Write each line of the material exactly as given, from the top through the line that contains "const yDots = [0.8, 0.89, 0.99];", and omit all pictures.

====

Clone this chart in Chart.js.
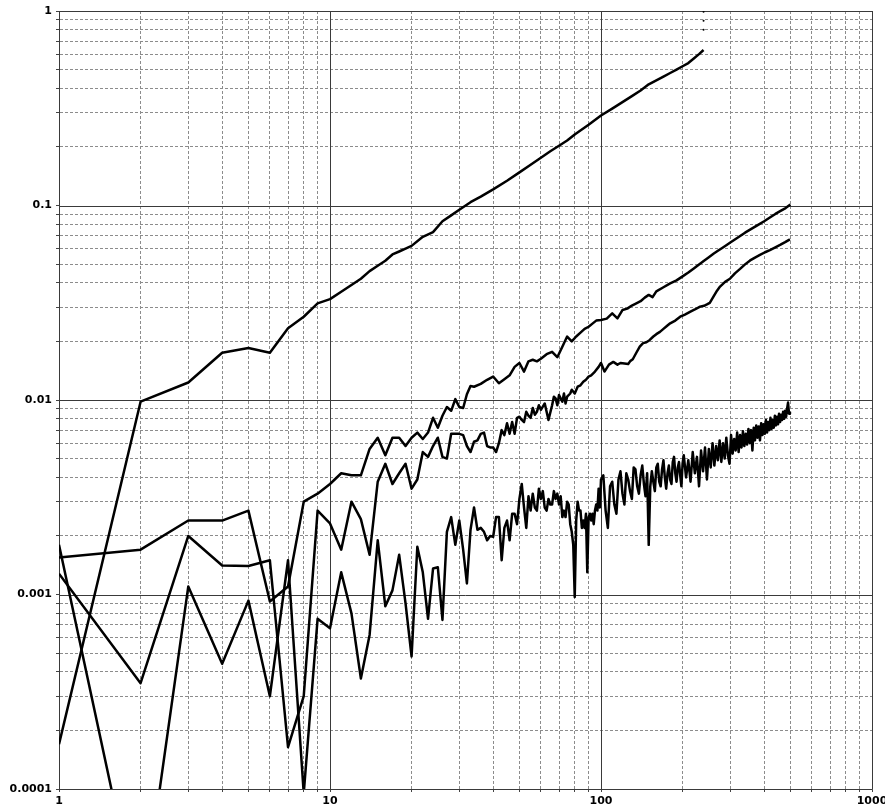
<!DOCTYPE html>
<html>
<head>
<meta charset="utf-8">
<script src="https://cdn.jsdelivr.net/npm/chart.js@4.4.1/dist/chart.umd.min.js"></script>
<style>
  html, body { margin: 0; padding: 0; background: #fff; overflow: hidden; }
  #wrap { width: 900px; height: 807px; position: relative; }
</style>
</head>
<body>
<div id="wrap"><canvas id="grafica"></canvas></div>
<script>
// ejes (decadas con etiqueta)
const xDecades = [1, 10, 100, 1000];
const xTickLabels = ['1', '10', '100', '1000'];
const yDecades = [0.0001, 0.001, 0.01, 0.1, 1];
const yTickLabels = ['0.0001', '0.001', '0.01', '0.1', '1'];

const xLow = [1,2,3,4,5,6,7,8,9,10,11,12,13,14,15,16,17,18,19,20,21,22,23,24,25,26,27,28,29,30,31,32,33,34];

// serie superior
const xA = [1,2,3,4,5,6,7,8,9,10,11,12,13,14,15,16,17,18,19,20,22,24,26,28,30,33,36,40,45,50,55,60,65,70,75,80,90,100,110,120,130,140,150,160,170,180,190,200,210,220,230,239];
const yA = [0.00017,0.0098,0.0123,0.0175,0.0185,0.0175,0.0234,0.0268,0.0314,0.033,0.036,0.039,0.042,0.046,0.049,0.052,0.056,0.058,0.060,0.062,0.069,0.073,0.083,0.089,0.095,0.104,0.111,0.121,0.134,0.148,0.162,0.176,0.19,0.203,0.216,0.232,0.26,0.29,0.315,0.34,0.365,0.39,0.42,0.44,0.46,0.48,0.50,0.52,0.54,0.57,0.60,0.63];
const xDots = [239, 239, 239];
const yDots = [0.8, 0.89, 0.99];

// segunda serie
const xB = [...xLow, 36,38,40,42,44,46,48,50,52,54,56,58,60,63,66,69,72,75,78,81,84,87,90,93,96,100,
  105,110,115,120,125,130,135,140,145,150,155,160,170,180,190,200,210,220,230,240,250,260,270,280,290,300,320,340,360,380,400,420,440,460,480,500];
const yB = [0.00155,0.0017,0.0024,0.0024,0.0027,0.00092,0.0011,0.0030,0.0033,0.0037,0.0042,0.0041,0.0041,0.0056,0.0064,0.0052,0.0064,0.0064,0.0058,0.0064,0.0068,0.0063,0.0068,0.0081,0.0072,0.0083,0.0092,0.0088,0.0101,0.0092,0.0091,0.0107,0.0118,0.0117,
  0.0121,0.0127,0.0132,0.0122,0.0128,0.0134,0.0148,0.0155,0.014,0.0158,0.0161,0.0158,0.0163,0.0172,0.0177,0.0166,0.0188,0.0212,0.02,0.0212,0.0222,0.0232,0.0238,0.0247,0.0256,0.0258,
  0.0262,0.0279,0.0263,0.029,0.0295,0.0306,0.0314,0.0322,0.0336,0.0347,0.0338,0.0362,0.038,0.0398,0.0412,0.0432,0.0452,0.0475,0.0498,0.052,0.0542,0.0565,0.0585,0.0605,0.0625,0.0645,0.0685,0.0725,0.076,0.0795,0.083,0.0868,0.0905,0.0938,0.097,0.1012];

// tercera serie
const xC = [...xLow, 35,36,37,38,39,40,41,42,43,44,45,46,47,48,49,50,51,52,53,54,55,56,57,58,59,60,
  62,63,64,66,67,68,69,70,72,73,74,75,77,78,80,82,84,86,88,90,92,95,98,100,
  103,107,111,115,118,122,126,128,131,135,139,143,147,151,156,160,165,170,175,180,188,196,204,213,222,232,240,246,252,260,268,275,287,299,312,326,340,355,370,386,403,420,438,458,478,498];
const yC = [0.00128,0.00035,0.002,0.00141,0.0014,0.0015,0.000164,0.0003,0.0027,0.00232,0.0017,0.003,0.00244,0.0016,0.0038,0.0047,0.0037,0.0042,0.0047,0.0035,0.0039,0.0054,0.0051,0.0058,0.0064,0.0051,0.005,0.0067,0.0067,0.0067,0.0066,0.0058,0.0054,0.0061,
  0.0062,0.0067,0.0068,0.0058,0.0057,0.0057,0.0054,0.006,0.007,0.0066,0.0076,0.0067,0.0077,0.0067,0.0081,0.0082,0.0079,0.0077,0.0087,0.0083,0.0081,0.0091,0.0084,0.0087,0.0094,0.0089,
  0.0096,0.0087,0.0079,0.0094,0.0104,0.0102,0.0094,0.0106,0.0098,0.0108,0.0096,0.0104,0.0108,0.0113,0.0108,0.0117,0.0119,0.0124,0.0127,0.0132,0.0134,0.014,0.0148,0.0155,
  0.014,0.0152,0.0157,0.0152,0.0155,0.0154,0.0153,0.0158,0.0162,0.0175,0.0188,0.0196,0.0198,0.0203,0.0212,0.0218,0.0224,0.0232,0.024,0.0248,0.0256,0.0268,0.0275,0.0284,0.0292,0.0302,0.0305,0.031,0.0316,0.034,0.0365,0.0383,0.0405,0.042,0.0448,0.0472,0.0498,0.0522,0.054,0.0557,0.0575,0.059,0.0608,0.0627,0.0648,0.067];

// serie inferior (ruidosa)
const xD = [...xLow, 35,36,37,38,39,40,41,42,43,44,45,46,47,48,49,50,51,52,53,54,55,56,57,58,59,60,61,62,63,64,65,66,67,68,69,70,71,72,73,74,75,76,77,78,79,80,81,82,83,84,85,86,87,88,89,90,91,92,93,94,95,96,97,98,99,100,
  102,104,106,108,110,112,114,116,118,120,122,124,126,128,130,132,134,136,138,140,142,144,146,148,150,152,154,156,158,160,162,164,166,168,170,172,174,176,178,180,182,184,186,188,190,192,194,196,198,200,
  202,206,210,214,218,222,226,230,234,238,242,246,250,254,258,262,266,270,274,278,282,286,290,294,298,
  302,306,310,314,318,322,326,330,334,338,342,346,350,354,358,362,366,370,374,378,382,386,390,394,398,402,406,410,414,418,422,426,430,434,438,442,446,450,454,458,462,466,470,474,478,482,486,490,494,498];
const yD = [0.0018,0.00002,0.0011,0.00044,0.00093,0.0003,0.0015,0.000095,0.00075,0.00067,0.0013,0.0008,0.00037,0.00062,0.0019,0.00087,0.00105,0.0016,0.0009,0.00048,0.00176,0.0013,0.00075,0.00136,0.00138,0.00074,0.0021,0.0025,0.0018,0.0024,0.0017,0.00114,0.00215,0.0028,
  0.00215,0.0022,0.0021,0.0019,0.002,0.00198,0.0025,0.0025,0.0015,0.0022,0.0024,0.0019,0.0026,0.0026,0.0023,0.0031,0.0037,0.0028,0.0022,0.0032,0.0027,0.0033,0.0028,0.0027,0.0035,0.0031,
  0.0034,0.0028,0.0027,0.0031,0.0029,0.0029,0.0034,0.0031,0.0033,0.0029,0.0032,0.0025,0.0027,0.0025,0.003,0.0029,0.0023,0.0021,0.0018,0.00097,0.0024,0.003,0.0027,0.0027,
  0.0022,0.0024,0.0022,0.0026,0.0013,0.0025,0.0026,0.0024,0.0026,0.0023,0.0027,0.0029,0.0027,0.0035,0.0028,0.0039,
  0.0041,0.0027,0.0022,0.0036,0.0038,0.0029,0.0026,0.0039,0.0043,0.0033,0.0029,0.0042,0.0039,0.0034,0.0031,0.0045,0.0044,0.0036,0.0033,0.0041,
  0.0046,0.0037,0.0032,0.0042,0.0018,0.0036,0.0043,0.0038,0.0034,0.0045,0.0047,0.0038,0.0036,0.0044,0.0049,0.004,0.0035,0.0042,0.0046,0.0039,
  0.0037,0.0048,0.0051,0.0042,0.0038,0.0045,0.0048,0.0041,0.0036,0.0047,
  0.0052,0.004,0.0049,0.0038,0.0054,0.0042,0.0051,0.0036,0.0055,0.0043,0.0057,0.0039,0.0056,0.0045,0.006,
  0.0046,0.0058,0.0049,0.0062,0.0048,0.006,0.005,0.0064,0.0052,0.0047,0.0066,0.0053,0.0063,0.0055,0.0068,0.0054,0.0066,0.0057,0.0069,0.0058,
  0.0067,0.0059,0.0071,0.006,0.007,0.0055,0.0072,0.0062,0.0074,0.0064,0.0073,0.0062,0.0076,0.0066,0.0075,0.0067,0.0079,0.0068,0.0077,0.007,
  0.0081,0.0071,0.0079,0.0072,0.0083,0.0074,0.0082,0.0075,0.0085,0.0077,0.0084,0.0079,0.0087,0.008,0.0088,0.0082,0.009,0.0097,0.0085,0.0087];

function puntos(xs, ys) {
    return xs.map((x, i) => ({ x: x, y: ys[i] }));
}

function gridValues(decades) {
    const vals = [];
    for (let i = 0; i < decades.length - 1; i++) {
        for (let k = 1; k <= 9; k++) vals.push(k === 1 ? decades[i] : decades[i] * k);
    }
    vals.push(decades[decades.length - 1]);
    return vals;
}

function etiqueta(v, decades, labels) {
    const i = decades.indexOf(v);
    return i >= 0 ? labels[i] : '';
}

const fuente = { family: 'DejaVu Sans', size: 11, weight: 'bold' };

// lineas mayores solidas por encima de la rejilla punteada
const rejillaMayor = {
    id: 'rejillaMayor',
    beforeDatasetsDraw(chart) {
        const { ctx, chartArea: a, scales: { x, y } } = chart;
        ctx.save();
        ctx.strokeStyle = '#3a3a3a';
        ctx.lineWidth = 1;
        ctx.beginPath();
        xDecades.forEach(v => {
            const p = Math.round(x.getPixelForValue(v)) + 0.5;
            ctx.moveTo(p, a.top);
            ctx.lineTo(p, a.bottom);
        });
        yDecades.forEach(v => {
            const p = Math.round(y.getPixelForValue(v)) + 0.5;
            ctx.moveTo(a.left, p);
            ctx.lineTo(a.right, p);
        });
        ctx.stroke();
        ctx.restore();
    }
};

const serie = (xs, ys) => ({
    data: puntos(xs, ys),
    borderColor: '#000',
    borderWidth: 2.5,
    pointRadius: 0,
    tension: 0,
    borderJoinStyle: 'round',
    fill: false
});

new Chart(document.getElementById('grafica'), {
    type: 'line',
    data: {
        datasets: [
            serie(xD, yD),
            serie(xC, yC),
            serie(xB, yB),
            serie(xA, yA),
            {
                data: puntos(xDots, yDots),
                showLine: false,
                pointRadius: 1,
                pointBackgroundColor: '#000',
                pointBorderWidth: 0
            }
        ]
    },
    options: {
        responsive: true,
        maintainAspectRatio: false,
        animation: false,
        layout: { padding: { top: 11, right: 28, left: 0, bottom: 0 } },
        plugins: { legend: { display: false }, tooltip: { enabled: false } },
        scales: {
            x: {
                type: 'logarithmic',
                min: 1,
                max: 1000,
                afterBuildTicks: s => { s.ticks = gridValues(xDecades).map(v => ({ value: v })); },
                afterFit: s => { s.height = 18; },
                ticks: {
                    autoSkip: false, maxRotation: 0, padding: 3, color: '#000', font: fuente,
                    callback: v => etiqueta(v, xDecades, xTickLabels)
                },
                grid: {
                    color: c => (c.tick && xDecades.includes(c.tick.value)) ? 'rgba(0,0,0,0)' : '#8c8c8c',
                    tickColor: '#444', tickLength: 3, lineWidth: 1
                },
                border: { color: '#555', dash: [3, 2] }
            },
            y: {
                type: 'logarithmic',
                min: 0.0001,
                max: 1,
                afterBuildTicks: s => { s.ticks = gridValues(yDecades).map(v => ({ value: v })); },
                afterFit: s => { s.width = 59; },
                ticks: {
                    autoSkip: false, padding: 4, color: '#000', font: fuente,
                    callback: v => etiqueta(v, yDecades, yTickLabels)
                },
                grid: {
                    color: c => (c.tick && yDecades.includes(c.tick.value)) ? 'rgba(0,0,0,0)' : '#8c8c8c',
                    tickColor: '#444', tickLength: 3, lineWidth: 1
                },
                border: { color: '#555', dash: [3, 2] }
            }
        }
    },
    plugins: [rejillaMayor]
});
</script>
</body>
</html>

====

TASK OUTPUT
Clone this chart in Chart.js.
<!DOCTYPE html>
<html>
<head>
<meta charset="utf-8">
<script src="https://cdn.jsdelivr.net/npm/chart.js@4.4.1/dist/chart.umd.min.js"></script>
<style>
  html, body { margin: 0; padding: 0; background: #fff; overflow: hidden; }
  #wrap { width: 900px; height: 807px; position: relative; }
</style>
</head>
<body>
<div id="wrap"><canvas id="grafica"></canvas></div>
<script>
// ejes (decadas con etiqueta)
const xDecades = [1, 10, 100, 1000];
const xTickLabels = ['1', '10', '100', '1000'];
const yDecades = [0.0001, 0.001, 0.01, 0.1, 1];
const yTickLabels = ['0.0001', '0.001', '0.01', '0.1', '1'];

const xLow = [1,2,3,4,5,6,7,8,9,10,11,12,13,14,15,16,17,18,19,20,21,22,23,24,25,26,27,28,29,30,31,32,33,34];

// serie superior
const xA = [1,2,3,4,5,6,7,8,9,10,11,12,13,14,15,16,17,18,19,20,22,24,26,28,30,33,36,40,45,50,55,60,65,70,75,80,90,100,110,120,130,140,150,160,170,180,190,200,210,220,230,239];
const yA = [0.00017,0.0098,0.0123,0.0175,0.0185,0.0175,0.0234,0.0268,0.0314,0.033,0.036,0.039,0.042,0.046,0.049,0.052,0.056,0.058,0.060,0.062,0.069,0.073,0.083,0.089,0.095,0.104,0.111,0.121,0.134,0.148,0.162,0.176,0.19,0.203,0.216,0.232,0.26,0.29,0.315,0.34,0.365,0.39,0.42,0.44,0.46,0.48,0.50,0.52,0.54,0.57,0.60,0.63];
const xDots = [239, 239, 239];
const yDots = [0.8, 0.89, 0.99];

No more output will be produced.